··· RECORDS SUPPLIED

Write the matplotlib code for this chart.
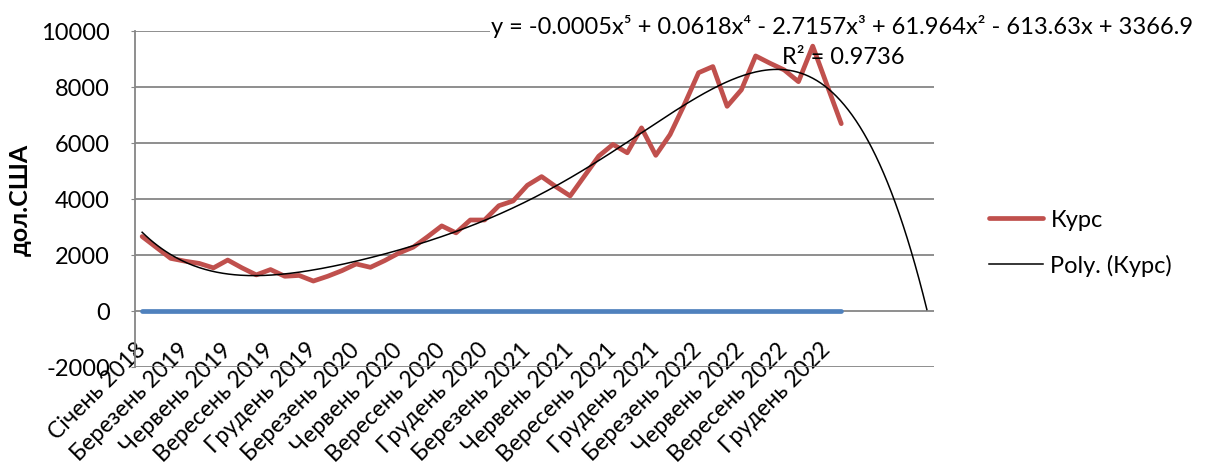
import numpy as np
import matplotlib
matplotlib.use("Agg")
import matplotlib.pyplot as plt
from matplotlib import font_manager
from matplotlib.ft2font import FT2Font
from matplotlib.lines import Line2D

# pick Lato if it has cyrillic, otherwise Open Sans
main_font = "Open Sans"
try:
    p = font_manager.findfont("Lato", fallback_to_default=False)
    if 0x041A in FT2Font(p).get_charmap():
        main_font = "Lato"
except Exception:
    pass
plt.rcParams["font.family"] = [main_font, "DejaVu Sans"]
plt.rcParams["axes.unicode_minus"] = False

# курс, дол.США
kurs = [2660, 2270, 1880, 1780, 1700, 1540, 1820, 1540, 1290, 1480,
        1240, 1270, 1070, 1240, 1440, 1680, 1560, 1800, 2070, 2280,
        2650, 3040, 2790, 3250, 3250, 3760, 3930, 4490, 4800, 4440,
        4110, 4820, 5530, 5950, 5650, 6540, 5560, 6300, 7370, 8510,
        8730, 7310, 7900, 9110, 8850, 8610, 8190, 9460, 8070, 6690]
zero_line = [0] * len(kurs)

tick_labels = ["Січень 2018", "Березень 2019", "Червень 2019", "Вересень 2019",
               "Грудень 2019", "Березень 2020", "Червень 2020", "Вересень 2020",
               "Грудень 2020", "Березень 2021", "Червень 2021", "Вересень 2021",
               "Грудень 2021", "Березень 2022", "Червень 2022", "Вересень 2022",
               "Грудень 2022"]
label_step = 3
forecast = 6

eq_text = ("y = -0.0005x\u2075 + 0.0618x\u2074 - 2.7157x\u00b3 + 61.964x\u00b2"
           " - 613.63x + 3366.9")
r2_text = "R\u00b2 = 0.9736"

red = "#C0504D"
blue = "#4F81BD"
grid = "#868686"
fs = 17

fig = plt.figure(figsize=(12.08, 4.64), dpi=100)
ax = fig.add_axes([135 / 1208, 1 - 368 / 464, 799 / 1208, 336 / 464])

# category axis crosses at 0 (set before tick labels, it resets ticks)
ax.spines["bottom"].set_position(("data", 0))
ax.spines["bottom"].set_visible(False)
ax.spines["top"].set_visible(False)
ax.spines["right"].set_visible(False)
ax.spines["left"].set_color(grid)
ax.spines["left"].set_linewidth(1.3)

idx = np.arange(len(kurs))
ax.plot(idx, zero_line, color=blue, lw=3.4, solid_capstyle="round", zorder=3)
ax.plot(idx, kurs, color=red, lw=3.4, solid_capstyle="round", zorder=4)

# polynomial trendline, 5th order, like excel (x = 1..n) + forecast
xx = idx + 1
coef = np.polyfit(xx, kurs, 5)
xs = np.linspace(1, len(kurs) + forecast, 400)
ax.plot(xs - 1, np.polyval(coef, xs), color="black", lw=1.1, zorder=5)

ax.set_xlim(-0.5, len(kurs) + forecast - 0.5)
ax.set_ylim(-2000, 10000)
ax.set_yticks(np.arange(-2000, 10001, 2000))
ax.yaxis.grid(True, color=grid, lw=1.3)
ax.set_axisbelow(True)

ax.set_xticks(idx[::label_step])
ax.set_xticklabels(tick_labels, rotation=45, ha="right", va="center",
                   rotation_mode="anchor", fontsize=16.5)
ax.tick_params(axis="x", length=0, pad=25)
ax.tick_params(axis="y", length=3, color=grid, pad=15, labelsize=fs)

ax.set_ylabel("дол.США", fontsize=18, fontweight="bold")
ax.yaxis.set_label_coords(-0.129, 0.5)

fig.text(842 / 1208, 1 - 27 / 464, eq_text, ha="center", va="center", fontsize=fs,
         bbox=dict(facecolor="white", edgecolor="none", pad=1))
fig.text(843 / 1208, 1 - 58 / 464, r2_text, ha="center", va="center", fontsize=fs)

handles = [Line2D([], [], color=red, lw=3.4, solid_capstyle="round"),
           Line2D([], [], color="black", lw=1.1)]
fig.legend(handles, ["Курс", "Poly. (Курс)"], loc="center left",
           bbox_to_anchor=(989 / 1208, 1 - 243.5 / 464), frameon=False,
           fontsize=fs, handlelength=2.3, handletextpad=0.3, labelspacing=1.0,
           borderpad=0, borderaxespad=0)

fig.savefig("out.png", dpi=100)
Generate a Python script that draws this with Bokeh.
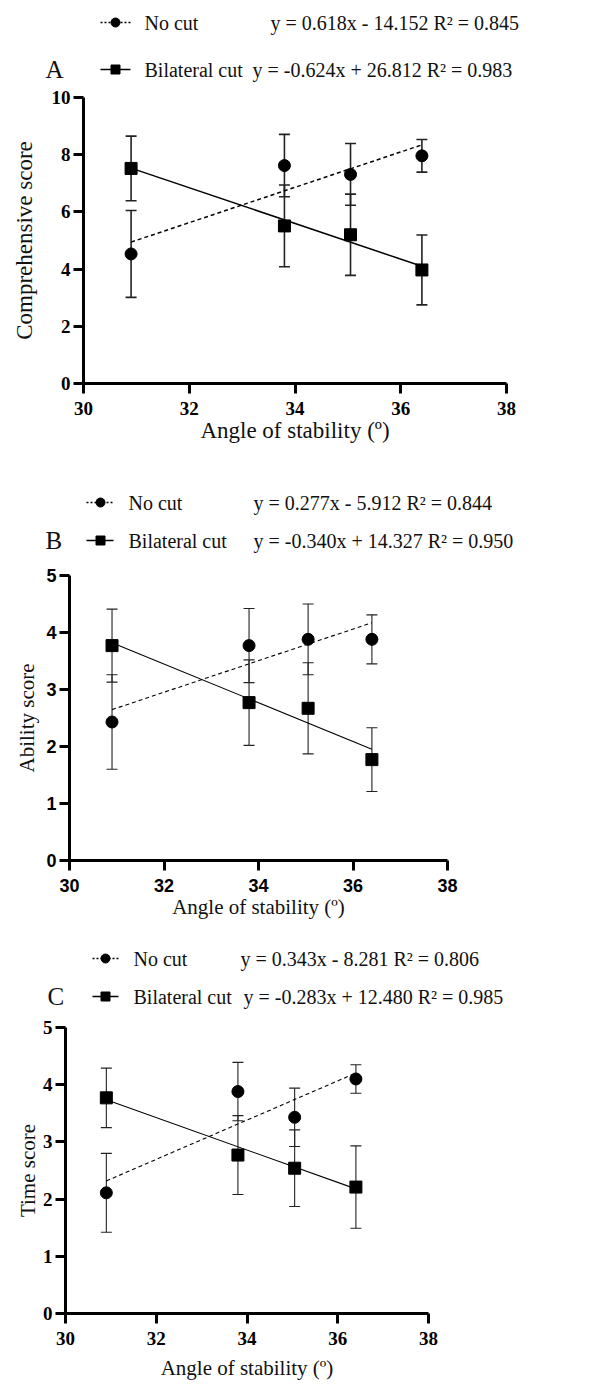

······

# EXERCISE DETAILS
Every record is to be reproduced exactly, with no pictures included.

# RESULT OF THIS TASK
Write the matplotlib code for this chart.
import numpy as np
import matplotlib
matplotlib.use("Agg")
import matplotlib.pyplot as plt
from matplotlib import font_manager
from matplotlib.ft2font import FT2Font
from matplotlib.lines import Line2D

# pick Lato if it has cyrillic, otherwise Open Sans
main_font = "Open Sans"
try:
    p = font_manager.findfont("Lato", fallback_to_default=False)
    if 0x041A in FT2Font(p).get_charmap():
        main_font = "Lato"
except Exception:
    pass
plt.rcParams["font.family"] = [main_font, "DejaVu Sans"]
plt.rcParams["axes.unicode_minus"] = False

# курс, дол.США
kurs = [2660, 2270, 1880, 1780, 1700, 1540, 1820, 1540, 1290, 1480,
        1240, 1270, 1070, 1240, 1440, 1680, 1560, 1800, 2070, 2280,
        2650, 3040, 2790, 3250, 3250, 3760, 3930, 4490, 4800, 4440,
        4110, 4820, 5530, 5950, 5650, 6540, 5560, 6300, 7370, 8510,
        8730, 7310, 7900, 9110, 8850, 8610, 8190, 9460, 8070, 6690]
zero_line = [0] * len(kurs)

tick_labels = ["Січень 2018", "Березень 2019", "Червень 2019", "Вересень 2019",
               "Грудень 2019", "Березень 2020", "Червень 2020", "Вересень 2020",
               "Грудень 2020", "Березень 2021", "Червень 2021", "Вересень 2021",
               "Грудень 2021", "Березень 2022", "Червень 2022", "Вересень 2022",
               "Грудень 2022"]
label_step = 3
forecast = 6

eq_text = ("y = -0.0005x\u2075 + 0.0618x\u2074 - 2.7157x\u00b3 + 61.964x\u00b2"
           " - 613.63x + 3366.9")
r2_text = "R\u00b2 = 0.9736"

red = "#C0504D"
blue = "#4F81BD"
grid = "#868686"
fs = 17

fig = plt.figure(figsize=(12.08, 4.64), dpi=100)
ax = fig.add_axes([135 / 1208, 1 - 368 / 464, 799 / 1208, 336 / 464])

# category axis crosses at 0 (set before tick labels, it resets ticks)
ax.spines["bottom"].set_position(("data", 0))
ax.spines["bottom"].set_visible(False)
ax.spines["top"].set_visible(False)
ax.spines["right"].set_visible(False)
ax.spines["left"].set_color(grid)
ax.spines["left"].set_linewidth(1.3)

idx = np.arange(len(kurs))
ax.plot(idx, zero_line, color=blue, lw=3.4, solid_capstyle="round", zorder=3)
ax.plot(idx, kurs, color=red, lw=3.4, solid_capstyle="round", zorder=4)

# polynomial trendline, 5th order, like excel (x = 1..n) + forecast
xx = idx + 1
coef = np.polyfit(xx, kurs, 5)
xs = np.linspace(1, len(kurs) + forecast, 400)
ax.plot(xs - 1, np.polyval(coef, xs), color="black", lw=1.1, zorder=5)

ax.set_xlim(-0.5, len(kurs) + forecast - 0.5)
ax.set_ylim(-2000, 10000)
ax.set_yticks(np.arange(-2000, 10001, 2000))
ax.yaxis.grid(True, color=grid, lw=1.3)
ax.set_axisbelow(True)

ax.set_xticks(idx[::label_step])
ax.set_xticklabels(tick_labels, rotation=45, ha="right", va="center",
                   rotation_mode="anchor", fontsize=16.5)
ax.tick_params(axis="x", length=0, pad=25)
ax.tick_params(axis="y", length=3, color=grid, pad=15, labelsize=fs)

ax.set_ylabel("дол.США", fontsize=18, fontweight="bold")
ax.yaxis.set_label_coords(-0.129, 0.5)

fig.text(842 / 1208, 1 - 27 / 464, eq_text, ha="center", va="center", fontsize=fs,
         bbox=dict(facecolor="white", edgecolor="none", pad=1))
fig.text(843 / 1208, 1 - 58 / 464, r2_text, ha="center", va="center", fontsize=fs)

handles = [Line2D([], [], color=red, lw=3.4, solid_capstyle="round"),
           Line2D([], [], color="black", lw=1.1)]
fig.legend(handles, ["Курс", "Poly. (Курс)"], loc="center left",
           bbox_to_anchor=(989 / 1208, 1 - 243.5 / 464), frameon=False,
           fontsize=fs, handlelength=2.3, handletextpad=0.3, labelspacing=1.0,
           borderpad=0, borderaxespad=0)

fig.savefig("out.png", dpi=100)
Generate a Python script that draws this with Bokeh.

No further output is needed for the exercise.